Fue El quien enseñó el evangelio a Adán y dio a co­nocer sus verdades a Abraham y a los profetas. Fue El quien inspiró a los antiguos filósofos, paganos o israe­litas, así como a los grandes personajes de épocas más modernas. Colón, en sus descubrimientos; Washington en la lucha por la libertad; Lincoln en la emancipación y unión; Bacon en la filosofía; Franklin, en relaciones de estado y diplomacia; Stephenson, en el vapor; Watts, en el canto; Edison, en la electricidad; y José Smith, en la teología y religión; todos ellos encontraron la fuente de su sabiduría y las maravillosas verdades que procla­maron, en Jesucristo.

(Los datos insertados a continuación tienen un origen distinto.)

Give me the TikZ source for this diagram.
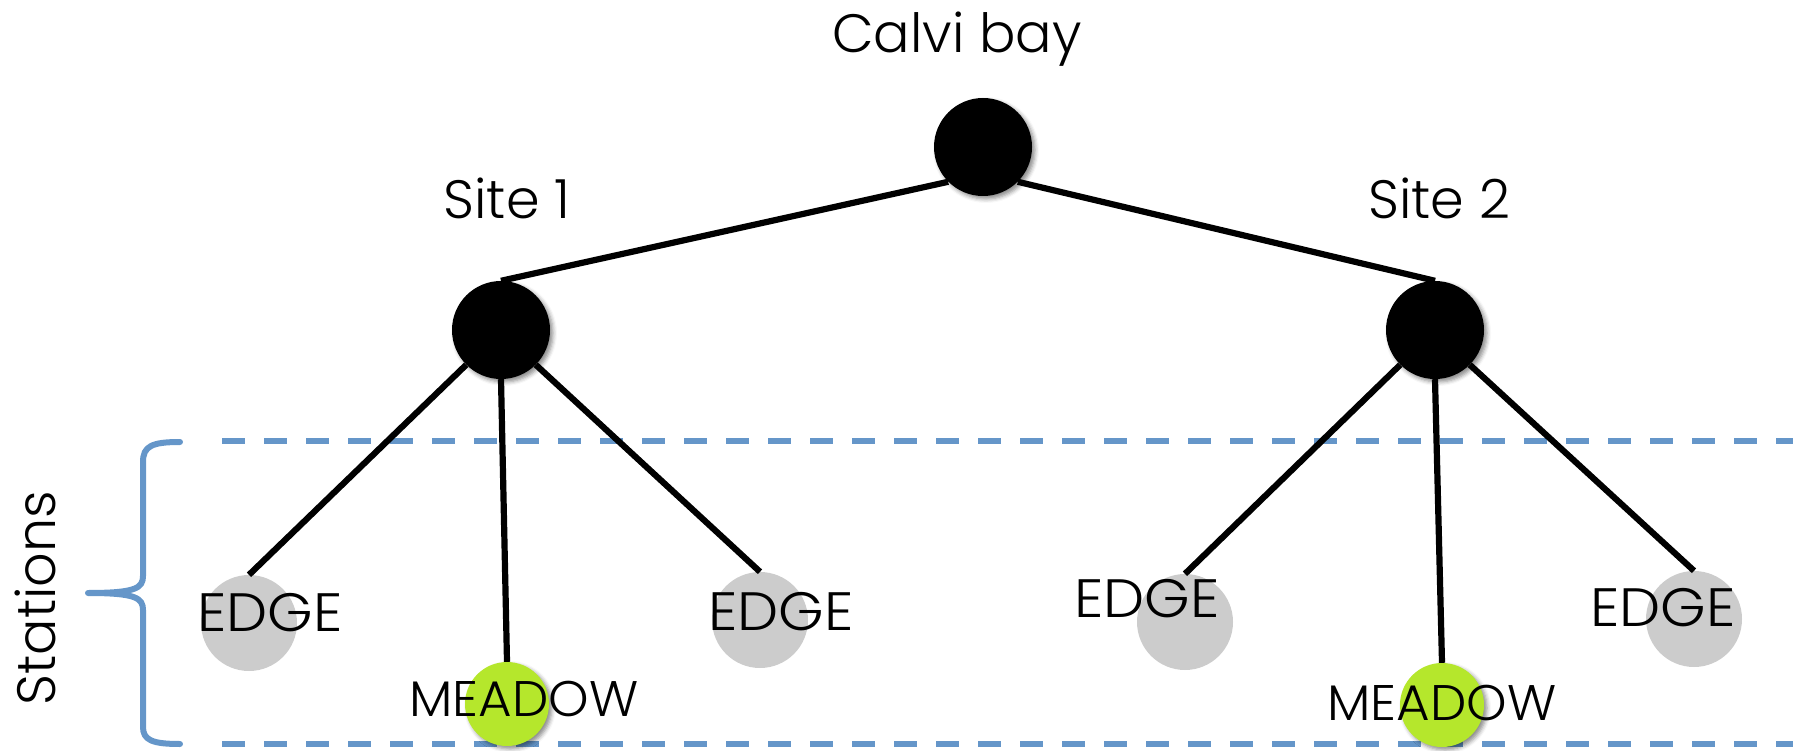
\documentclass[tikz,border=0pt]{standalone}
\usepackage{fontspec}
\setmainfont{Poppins}[UprightFont=* Light]
\usetikzlibrary{shadows.blur}
\definecolor{nodegray}{RGB}{204,204,204}
\definecolor{meadowgreen}{RGB}{181,231,44}
\definecolor{bandblue}{RGB}{101,150,201}
\tikzset{
  blacknode/.style={circle, fill=black, minimum size=98pt, inner sep=0pt,
    blur shadow={shadow xshift=3pt, shadow yshift=-3pt, shadow blur radius=4pt, shadow opacity=45}},
  edgenode/.style={circle, fill=nodegray, minimum size=96pt, inner sep=0pt},
  meadownode/.style={circle, fill=meadowgreen, minimum size=84pt, inner sep=0pt,
    blur shadow={shadow xshift=3pt, shadow yshift=-3pt, shadow blur radius=4pt, shadow opacity=45}},
  branch/.style={line width=6.2pt, black},
  bigtext/.style={inner sep=0pt, anchor=base, font=\fontsize{54}{60}\selectfont},
  captext/.style={bigtext, xscale=1.08},
  midtext/.style={inner sep=0pt, anchor=base, xscale=1.03, font=\fontsize{50}{56}\selectfont},
  band/.style={line width=6.5pt, bandblue, dash pattern=on 23pt off 19pt},
  bracestyle/.style={line width=6pt, bandblue, line cap=round, line join=round},
}
\begin{document}
\begin{tikzpicture}[x=1pt,y=-1pt]
\useasboundingbox (0,0) rectangle (1793,751);
% dashed band
\coordinate (bandTL) at (222,441);
\coordinate (bandTR) at (1793,441);
\coordinate (bandBL) at (222,744);
\coordinate (bandBR) at (1793,744);
\draw[band] (bandTL) -- (bandTR);
\draw[band] (bandBL) -- (bandBR);
% brace
\draw[bracestyle] (180,442) .. controls (152,442) and (143,446) .. (143,462)
  -- (143,576) .. controls (143,588) and (136,593) .. (88,593)
  .. controls (136,593) and (143,598) .. (143,610)
  -- (143,727) .. controls (143,740) and (152,744) .. (180,744);
\node[bigtext, rotate=90] (stations) at (55,598) {Stations};
% nodes
\node[blacknode] (root) at (983,147) {};
\node[blacknode] (site1) at (501,330) {};
\node[blacknode] (site2) at (1435,330) {};
\node[edgenode] (e1) at (249,623) {};
\node[edgenode] (e2) at (760,620) {};
\node[edgenode] (e3) at (1185,622) {};
\node[edgenode] (e4) at (1694,619) {};
\node[meadownode] (m1) at (507,704) {};
\node[meadownode] (m2) at (1442,705) {};
% connectors
\draw[branch] (root.225) -- (site1.north);
\draw[branch] (root.315) -- (site2.north);
\draw[branch] (site1.225) -- (e1.north);
\draw[branch] (site1.south) -- (m1.north);
\draw[branch] (site1.315) -- (e2.north);
\draw[branch] (site2.225) -- (e3.north);
\draw[branch] (site2.south) -- (m2.north);
\draw[branch] (site2.315) -- (e4.north);
% labels
\node[bigtext] (calvi) at (957,53) {Calvi bay};
\node[bigtext] (s1lab) at (507,219) {Site 1};
\node[bigtext] (s2lab) at (1439,219) {Site 2};
\node[captext] (e1lab) at (270,631) {EDGE};
\node[captext] (e2lab) at (781,630) {EDGE};
\node[captext] (e3lab) at (1147,617) {EDGE};
\node[captext] (e4lab) at (1663,626) {EDGE};
\node[midtext] (m1lab) at (524,716) {MEADOW};
\node[midtext] (m2lab) at (1442,720) {MEADOW};
\end{tikzpicture}
\end{document}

       Calvino, Lutero, Melanchthon y todos los reforma­dores fueron inspirados en sus pensamientos, palabras y hechos para efectuar lo que realizaron para el alivio, libertad y progreso de la raza humana. Prepararon el camino para que llegara el evangelio de verdad más perfecto. Su inspiración, tal como fue con los antiguos, vino del Padre, de su Hijo Jesucristo y del Espíritu Santo, el único Dios verdadero y viviente. Con igual verdad se puede decir lo mismo de los padres revolucio­narios de las naciones, y de todos aquellos que en eda­des pasadas han contribuido al progreso de la libertad civil y religiosa. No hay luz o verdad que en primer lugar no haya venido de El a ellos. Los hombres son meramente repetidores de lo que Él les ha enseñado. Él nunca ha expresado un concepto que se haya origi­nado en el hombre. Las enseñanzas de Jesús no comen­zaron con su encarnación, porque, igual que la verdad, Él es eterno.

No sólo inspiró a los antiguos desde el principio, sino que al venir a la tierra reiteró verdades eternas y origi­nales, y ensanchó gloriosamente las revelaciones que los hombres habían proferido. Cuando volvió al Padre, llevó consigo, y retiene todavía, un interés por sus hijos y su pueblo, revelándose nuevas verdades e inspirando sus hechos; y a medida que los hombres aumenten en el conocimiento de Dios, llegarán a ser más y más como El hasta el día perfecto, cuando su conocimiento cubrirá la tierra como las aguas cubren el mar.

Es una verdad, por tanto, desprestigiar al Salvador con la declaración de que no ha expresado cosa nueva; por­que, junto con el Padre y el Espíritu, Él es el autor de lo que persiste —la verdad— lo que ha sido, lo que es, lo que continuará para siempre (IE, junio de 1907, 10:627-630.

Los maestros deben creer en Jesucristo

El hombre que impugna la divinidad de la misión del Señor Jesucristo o niega los milagros de las Escrituras así llamados, no es digno de ser un maestro de los hijos de los Santos de los Últimos Días (IE, diciembre de 1917, 21:104).